* **SHORT TASK**
Which lines below fall between the one containing "Clone this chart in seaborn and matplotlib." and the one containing "0.854, 0.945, 0.994]"? Repeat them exactly, counting both of those lines, and add nothing else.

** BEGIN **

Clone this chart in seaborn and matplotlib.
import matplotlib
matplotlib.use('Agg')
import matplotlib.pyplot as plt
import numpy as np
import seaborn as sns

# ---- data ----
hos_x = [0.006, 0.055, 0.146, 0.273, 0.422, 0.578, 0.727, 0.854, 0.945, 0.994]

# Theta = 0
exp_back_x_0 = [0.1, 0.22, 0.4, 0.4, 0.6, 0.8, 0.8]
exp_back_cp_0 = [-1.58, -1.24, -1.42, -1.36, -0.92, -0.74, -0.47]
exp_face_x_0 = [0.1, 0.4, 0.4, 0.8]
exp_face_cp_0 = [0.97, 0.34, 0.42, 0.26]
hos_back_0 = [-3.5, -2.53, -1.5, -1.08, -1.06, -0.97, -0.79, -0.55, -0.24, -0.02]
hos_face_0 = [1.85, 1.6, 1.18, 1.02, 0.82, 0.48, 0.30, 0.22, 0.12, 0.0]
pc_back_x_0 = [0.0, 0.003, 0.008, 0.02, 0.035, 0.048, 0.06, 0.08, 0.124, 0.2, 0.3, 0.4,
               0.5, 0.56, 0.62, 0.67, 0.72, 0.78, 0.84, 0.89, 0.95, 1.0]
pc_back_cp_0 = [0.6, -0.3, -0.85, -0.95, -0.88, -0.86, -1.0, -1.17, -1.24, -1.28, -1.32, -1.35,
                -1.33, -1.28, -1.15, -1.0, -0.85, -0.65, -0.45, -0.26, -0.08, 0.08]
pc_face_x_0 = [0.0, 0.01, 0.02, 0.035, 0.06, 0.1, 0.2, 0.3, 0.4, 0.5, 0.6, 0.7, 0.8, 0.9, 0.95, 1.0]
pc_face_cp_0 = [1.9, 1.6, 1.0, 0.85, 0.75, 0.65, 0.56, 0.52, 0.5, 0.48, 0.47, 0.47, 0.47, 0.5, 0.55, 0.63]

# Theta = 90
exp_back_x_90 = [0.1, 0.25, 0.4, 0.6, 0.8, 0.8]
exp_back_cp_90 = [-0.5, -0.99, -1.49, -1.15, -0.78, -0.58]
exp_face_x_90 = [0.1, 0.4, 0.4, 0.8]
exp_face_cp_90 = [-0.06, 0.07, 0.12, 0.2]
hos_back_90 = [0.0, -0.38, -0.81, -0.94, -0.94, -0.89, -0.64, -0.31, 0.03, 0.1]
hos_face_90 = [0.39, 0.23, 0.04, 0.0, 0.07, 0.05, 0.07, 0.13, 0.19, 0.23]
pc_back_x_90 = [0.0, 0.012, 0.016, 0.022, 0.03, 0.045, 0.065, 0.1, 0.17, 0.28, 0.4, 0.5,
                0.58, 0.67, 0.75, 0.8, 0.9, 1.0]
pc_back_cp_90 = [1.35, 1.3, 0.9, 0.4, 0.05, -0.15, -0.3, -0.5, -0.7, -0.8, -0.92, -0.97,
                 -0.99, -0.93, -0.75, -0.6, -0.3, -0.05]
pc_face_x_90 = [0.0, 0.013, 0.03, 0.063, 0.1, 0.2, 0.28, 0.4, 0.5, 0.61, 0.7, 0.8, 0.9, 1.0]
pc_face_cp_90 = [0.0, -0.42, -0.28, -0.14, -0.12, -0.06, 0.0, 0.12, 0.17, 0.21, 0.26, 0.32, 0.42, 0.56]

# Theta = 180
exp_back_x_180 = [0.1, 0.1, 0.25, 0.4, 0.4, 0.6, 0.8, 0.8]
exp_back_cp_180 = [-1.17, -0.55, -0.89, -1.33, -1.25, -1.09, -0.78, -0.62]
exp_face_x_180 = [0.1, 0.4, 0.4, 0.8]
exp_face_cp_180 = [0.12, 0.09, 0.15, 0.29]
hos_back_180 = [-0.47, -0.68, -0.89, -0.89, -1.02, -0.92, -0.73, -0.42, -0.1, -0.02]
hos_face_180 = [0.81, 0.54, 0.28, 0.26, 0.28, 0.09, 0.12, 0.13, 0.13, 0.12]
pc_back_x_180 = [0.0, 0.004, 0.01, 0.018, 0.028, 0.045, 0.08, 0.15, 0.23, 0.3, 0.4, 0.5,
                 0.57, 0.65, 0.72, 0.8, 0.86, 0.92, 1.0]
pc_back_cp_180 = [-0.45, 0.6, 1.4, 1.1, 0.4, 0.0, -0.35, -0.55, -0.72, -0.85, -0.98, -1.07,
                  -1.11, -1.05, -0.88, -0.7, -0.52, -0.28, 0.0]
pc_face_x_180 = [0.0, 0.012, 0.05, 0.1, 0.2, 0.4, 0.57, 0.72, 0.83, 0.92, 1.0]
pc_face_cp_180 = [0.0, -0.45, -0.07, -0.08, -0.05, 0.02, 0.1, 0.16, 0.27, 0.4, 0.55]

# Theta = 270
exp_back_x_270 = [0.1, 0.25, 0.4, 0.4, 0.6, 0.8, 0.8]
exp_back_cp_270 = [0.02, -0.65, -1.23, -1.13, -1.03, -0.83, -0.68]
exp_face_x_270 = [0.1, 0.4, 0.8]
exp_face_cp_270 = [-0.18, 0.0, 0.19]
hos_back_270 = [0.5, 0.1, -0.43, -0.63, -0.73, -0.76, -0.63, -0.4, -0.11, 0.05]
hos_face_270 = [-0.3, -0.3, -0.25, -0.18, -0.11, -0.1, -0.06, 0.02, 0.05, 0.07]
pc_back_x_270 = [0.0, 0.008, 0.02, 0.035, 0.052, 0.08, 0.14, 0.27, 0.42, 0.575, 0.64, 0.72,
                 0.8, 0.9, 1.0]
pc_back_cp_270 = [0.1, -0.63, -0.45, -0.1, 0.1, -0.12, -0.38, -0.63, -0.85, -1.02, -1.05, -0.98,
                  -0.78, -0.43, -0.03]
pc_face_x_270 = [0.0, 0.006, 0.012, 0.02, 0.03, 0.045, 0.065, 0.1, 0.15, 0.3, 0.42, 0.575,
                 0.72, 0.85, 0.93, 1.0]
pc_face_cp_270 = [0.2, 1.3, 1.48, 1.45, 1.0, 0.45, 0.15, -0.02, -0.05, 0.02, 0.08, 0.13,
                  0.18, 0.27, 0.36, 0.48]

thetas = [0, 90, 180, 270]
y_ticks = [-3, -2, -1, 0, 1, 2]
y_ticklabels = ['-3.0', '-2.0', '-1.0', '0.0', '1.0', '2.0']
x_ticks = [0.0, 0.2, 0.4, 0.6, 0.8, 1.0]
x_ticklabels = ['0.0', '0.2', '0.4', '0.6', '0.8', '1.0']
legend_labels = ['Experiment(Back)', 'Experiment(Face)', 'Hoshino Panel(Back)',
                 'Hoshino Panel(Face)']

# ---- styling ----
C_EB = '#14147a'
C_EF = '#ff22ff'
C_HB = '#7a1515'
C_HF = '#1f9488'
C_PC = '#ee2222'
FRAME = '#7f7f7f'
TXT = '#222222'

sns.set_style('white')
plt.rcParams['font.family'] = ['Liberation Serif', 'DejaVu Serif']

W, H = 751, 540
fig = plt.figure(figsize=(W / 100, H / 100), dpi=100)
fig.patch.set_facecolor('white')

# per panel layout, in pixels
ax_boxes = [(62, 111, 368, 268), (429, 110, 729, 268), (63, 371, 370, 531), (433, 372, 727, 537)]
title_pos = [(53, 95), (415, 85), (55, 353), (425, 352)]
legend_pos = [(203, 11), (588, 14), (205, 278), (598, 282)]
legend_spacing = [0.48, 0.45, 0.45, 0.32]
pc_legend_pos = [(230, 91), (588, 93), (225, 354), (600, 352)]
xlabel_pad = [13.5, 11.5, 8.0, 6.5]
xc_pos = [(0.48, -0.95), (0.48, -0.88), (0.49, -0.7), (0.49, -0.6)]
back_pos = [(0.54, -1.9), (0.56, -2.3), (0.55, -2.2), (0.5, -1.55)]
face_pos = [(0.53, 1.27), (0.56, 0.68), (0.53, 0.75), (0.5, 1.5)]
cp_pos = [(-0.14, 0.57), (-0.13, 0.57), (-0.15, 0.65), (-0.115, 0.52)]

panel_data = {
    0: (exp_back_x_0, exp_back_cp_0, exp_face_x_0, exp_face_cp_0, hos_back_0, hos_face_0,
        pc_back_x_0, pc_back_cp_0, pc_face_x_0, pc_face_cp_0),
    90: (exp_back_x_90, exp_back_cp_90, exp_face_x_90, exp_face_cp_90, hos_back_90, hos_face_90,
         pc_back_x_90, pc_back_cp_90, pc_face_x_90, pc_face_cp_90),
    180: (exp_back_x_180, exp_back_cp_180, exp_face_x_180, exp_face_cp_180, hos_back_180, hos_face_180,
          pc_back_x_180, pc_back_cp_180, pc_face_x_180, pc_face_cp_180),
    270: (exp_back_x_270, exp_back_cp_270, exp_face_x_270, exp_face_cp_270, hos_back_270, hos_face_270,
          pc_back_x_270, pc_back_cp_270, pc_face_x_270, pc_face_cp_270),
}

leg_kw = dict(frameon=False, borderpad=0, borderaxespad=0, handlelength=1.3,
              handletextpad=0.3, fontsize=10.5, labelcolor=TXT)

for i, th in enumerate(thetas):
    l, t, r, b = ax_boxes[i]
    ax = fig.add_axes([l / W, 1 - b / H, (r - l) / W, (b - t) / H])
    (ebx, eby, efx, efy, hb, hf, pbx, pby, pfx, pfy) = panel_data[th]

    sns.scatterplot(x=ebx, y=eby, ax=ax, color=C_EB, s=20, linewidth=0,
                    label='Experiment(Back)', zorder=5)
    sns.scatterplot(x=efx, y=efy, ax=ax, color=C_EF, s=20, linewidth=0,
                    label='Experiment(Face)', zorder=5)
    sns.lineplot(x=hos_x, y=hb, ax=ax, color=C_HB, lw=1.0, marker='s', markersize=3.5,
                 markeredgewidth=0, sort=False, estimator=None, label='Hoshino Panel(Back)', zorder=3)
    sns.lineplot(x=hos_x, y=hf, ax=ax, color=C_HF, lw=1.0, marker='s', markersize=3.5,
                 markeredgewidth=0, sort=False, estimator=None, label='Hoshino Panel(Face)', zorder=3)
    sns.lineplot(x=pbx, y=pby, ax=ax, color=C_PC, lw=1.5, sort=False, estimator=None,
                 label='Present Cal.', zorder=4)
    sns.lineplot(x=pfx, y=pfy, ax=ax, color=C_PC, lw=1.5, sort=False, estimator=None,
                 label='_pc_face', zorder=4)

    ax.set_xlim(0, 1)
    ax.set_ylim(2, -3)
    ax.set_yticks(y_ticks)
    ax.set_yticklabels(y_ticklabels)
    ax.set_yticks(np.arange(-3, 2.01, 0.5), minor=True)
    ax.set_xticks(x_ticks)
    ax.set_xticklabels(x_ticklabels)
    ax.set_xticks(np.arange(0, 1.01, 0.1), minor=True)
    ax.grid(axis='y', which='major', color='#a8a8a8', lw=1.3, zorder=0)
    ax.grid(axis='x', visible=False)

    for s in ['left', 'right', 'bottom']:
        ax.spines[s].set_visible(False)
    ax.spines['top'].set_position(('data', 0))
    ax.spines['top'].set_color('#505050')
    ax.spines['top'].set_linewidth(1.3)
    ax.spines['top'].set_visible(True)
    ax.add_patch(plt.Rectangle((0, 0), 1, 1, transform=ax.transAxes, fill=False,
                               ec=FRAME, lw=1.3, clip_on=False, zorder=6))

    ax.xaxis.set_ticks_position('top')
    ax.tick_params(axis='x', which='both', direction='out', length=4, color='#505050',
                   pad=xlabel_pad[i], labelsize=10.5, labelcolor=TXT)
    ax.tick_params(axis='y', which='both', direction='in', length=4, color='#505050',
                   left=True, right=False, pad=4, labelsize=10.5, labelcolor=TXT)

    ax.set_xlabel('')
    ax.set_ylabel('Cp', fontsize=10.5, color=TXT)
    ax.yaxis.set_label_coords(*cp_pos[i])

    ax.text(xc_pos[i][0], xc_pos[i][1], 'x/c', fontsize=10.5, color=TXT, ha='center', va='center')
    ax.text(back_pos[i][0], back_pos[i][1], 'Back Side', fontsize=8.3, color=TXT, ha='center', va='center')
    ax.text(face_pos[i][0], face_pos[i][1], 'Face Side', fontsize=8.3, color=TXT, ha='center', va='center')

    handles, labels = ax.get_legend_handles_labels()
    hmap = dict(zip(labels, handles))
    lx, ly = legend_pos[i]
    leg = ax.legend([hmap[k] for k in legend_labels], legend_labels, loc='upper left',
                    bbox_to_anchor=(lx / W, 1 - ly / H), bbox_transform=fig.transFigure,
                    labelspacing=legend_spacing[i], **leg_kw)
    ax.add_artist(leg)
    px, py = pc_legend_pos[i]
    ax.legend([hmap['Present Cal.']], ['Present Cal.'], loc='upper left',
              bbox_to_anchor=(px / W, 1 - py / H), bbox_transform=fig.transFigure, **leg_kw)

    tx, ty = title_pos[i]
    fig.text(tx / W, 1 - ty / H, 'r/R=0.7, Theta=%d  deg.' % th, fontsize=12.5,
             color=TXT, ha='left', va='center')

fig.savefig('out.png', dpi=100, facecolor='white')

** END **
** BEGIN **

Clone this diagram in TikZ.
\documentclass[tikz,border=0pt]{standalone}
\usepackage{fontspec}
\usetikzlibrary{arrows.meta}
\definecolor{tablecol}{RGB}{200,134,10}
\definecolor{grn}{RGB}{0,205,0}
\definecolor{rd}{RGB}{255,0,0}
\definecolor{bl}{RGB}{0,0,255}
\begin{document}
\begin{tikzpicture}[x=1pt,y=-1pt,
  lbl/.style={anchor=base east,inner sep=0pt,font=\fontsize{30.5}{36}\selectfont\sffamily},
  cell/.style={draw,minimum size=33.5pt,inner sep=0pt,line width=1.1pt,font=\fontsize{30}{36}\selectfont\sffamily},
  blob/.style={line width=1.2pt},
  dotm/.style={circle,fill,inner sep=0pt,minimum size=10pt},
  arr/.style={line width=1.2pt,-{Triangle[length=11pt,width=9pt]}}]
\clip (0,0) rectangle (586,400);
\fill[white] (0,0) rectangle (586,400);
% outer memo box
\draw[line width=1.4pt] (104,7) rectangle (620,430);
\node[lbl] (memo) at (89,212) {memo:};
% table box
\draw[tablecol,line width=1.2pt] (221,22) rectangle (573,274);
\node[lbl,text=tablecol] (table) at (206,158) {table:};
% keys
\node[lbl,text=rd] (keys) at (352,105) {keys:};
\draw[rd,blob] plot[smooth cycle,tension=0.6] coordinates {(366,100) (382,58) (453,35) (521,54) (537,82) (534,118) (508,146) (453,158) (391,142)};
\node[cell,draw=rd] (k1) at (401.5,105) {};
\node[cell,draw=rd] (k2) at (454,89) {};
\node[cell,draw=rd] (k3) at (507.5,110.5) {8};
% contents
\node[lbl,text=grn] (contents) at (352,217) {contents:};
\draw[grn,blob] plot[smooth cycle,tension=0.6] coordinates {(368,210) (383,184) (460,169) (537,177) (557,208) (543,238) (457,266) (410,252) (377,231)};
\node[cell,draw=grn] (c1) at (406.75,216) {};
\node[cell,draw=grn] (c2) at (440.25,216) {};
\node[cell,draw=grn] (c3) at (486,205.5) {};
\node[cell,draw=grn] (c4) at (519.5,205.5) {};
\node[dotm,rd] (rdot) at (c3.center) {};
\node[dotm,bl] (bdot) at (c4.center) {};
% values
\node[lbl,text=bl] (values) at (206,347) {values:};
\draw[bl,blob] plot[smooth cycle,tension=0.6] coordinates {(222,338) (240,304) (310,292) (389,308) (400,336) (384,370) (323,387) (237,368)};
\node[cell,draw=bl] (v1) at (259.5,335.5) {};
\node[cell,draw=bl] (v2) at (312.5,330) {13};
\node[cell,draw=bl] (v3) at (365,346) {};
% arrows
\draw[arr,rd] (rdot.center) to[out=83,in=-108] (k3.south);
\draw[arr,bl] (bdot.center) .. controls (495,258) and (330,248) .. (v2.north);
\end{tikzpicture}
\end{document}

** END **
** BEGIN **

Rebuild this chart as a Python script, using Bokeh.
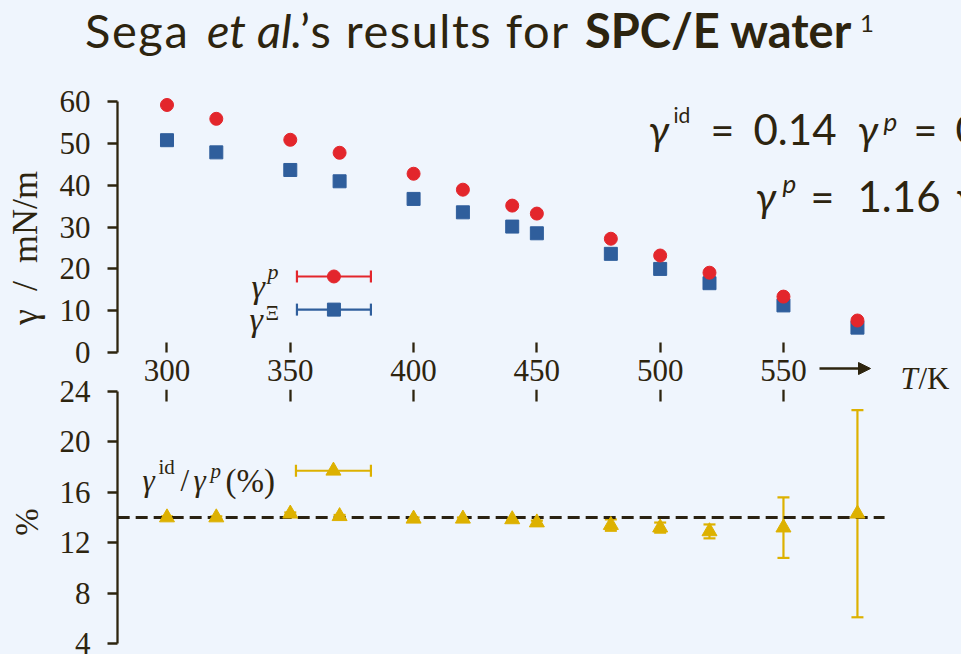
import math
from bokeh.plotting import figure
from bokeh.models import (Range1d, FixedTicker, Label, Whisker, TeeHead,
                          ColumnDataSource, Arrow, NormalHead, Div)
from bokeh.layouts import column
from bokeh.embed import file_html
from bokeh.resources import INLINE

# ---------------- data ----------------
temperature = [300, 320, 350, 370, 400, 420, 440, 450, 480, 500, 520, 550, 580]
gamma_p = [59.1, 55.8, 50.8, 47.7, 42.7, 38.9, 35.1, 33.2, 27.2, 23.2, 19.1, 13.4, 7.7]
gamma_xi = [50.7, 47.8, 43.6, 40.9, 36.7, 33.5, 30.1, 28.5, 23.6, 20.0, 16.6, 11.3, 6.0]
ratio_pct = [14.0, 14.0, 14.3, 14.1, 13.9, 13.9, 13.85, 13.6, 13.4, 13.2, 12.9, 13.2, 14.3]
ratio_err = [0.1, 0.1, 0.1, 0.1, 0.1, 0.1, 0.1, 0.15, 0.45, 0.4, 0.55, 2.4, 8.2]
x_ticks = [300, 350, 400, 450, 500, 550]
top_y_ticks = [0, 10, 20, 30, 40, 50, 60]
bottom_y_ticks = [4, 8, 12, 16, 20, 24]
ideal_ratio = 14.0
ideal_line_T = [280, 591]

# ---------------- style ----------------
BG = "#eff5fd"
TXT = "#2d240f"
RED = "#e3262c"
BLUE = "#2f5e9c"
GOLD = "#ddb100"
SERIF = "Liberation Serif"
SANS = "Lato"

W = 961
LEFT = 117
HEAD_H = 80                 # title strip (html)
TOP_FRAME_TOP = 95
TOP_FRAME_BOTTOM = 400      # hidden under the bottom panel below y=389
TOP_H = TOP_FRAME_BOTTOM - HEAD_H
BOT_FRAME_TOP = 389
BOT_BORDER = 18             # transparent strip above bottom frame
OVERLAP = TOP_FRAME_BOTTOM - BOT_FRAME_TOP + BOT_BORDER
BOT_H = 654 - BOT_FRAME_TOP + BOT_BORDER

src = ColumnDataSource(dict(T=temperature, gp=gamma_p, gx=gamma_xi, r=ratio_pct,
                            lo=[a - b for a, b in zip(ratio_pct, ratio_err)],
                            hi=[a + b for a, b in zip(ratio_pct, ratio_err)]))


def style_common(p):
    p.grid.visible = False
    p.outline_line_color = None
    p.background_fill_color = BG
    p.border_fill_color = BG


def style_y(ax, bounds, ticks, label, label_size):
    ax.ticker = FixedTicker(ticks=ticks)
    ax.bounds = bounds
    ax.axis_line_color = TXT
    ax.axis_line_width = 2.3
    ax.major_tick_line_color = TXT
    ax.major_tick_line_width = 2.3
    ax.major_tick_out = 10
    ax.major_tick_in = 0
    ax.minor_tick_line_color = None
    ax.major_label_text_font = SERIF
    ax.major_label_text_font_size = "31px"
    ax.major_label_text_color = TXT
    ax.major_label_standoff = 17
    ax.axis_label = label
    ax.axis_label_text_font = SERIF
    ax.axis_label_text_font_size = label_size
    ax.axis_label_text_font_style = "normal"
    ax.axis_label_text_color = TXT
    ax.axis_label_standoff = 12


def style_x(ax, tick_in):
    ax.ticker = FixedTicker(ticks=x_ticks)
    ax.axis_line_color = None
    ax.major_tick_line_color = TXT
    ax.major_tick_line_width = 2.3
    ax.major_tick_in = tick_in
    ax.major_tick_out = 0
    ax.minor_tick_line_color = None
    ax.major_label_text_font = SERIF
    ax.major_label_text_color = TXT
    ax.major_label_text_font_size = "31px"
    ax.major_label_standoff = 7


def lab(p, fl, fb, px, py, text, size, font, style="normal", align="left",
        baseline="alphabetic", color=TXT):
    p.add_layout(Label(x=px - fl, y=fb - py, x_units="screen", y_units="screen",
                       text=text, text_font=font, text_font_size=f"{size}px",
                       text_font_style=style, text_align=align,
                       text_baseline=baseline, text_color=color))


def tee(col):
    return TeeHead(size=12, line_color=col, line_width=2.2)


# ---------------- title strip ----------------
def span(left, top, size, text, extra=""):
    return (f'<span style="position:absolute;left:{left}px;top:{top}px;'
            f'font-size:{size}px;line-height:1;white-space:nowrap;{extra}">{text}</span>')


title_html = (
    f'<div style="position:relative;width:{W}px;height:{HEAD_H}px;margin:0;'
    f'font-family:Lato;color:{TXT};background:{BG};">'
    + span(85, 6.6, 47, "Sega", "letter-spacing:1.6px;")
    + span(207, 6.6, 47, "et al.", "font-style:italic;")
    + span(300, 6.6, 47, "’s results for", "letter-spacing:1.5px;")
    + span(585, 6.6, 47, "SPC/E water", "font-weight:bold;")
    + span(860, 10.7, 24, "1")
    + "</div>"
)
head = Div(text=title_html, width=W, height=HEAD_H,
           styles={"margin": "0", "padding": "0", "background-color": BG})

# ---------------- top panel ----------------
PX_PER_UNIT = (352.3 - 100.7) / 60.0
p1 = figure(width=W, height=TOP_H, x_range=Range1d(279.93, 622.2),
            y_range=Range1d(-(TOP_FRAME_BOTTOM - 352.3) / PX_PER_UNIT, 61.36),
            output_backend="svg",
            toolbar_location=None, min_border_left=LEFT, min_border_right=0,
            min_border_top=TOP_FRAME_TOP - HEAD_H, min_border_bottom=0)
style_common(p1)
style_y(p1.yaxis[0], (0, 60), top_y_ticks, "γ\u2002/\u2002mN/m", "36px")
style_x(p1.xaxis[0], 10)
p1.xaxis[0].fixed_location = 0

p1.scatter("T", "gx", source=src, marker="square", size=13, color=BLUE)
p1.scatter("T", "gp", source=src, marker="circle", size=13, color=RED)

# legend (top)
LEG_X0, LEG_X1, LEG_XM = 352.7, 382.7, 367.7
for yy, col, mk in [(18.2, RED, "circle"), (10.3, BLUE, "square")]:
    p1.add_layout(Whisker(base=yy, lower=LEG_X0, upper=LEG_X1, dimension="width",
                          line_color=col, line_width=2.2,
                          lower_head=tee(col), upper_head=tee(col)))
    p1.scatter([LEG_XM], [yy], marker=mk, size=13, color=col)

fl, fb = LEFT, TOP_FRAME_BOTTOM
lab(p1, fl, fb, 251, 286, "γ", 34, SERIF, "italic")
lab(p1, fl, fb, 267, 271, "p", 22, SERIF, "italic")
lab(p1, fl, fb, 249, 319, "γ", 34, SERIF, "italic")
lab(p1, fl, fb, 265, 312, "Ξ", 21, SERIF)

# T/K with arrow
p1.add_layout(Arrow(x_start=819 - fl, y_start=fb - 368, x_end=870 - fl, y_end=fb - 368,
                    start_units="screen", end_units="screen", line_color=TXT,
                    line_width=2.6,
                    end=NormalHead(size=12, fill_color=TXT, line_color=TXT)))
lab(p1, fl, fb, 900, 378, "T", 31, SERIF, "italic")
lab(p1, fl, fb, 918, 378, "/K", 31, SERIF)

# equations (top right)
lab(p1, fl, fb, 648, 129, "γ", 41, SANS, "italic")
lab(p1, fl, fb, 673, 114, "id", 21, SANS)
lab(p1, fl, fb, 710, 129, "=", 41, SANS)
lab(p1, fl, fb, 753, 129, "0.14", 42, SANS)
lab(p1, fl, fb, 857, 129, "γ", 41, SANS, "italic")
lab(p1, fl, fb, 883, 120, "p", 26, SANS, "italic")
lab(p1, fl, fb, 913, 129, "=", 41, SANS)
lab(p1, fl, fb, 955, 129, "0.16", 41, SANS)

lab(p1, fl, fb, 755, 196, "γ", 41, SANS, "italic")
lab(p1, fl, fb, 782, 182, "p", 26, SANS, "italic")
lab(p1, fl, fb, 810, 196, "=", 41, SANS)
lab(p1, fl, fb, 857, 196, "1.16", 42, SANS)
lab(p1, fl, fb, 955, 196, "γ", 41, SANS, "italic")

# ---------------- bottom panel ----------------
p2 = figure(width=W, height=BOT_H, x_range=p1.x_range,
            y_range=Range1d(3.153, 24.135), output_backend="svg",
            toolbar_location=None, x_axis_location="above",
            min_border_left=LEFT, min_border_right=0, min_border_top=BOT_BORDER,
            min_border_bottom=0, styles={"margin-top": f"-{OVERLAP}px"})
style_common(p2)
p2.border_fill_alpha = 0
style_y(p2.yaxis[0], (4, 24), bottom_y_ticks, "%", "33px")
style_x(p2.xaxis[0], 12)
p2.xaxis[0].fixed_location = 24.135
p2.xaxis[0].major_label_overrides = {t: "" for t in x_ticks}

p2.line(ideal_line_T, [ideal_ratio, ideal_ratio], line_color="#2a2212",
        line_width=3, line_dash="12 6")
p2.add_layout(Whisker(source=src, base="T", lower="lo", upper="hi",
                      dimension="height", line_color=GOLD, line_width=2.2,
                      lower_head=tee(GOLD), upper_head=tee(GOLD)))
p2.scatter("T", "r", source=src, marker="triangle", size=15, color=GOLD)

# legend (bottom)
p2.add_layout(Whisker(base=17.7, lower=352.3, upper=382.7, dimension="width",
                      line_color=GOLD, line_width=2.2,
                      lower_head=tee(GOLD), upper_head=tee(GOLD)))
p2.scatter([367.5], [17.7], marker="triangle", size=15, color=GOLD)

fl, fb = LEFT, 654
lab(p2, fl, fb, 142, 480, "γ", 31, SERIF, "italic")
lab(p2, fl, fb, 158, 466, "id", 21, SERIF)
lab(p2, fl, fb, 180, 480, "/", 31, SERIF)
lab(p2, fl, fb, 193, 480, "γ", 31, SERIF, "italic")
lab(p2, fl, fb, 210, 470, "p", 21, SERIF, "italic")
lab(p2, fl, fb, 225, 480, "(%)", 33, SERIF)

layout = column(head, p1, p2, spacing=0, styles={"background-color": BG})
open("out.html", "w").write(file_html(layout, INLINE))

** END **

* **SOLUTION**
Clone this chart in seaborn and matplotlib.
import matplotlib
matplotlib.use('Agg')
import matplotlib.pyplot as plt
import numpy as np
import seaborn as sns

# ---- data ----
hos_x = [0.006, 0.055, 0.146, 0.273, 0.422, 0.578, 0.727, 0.854, 0.945, 0.994]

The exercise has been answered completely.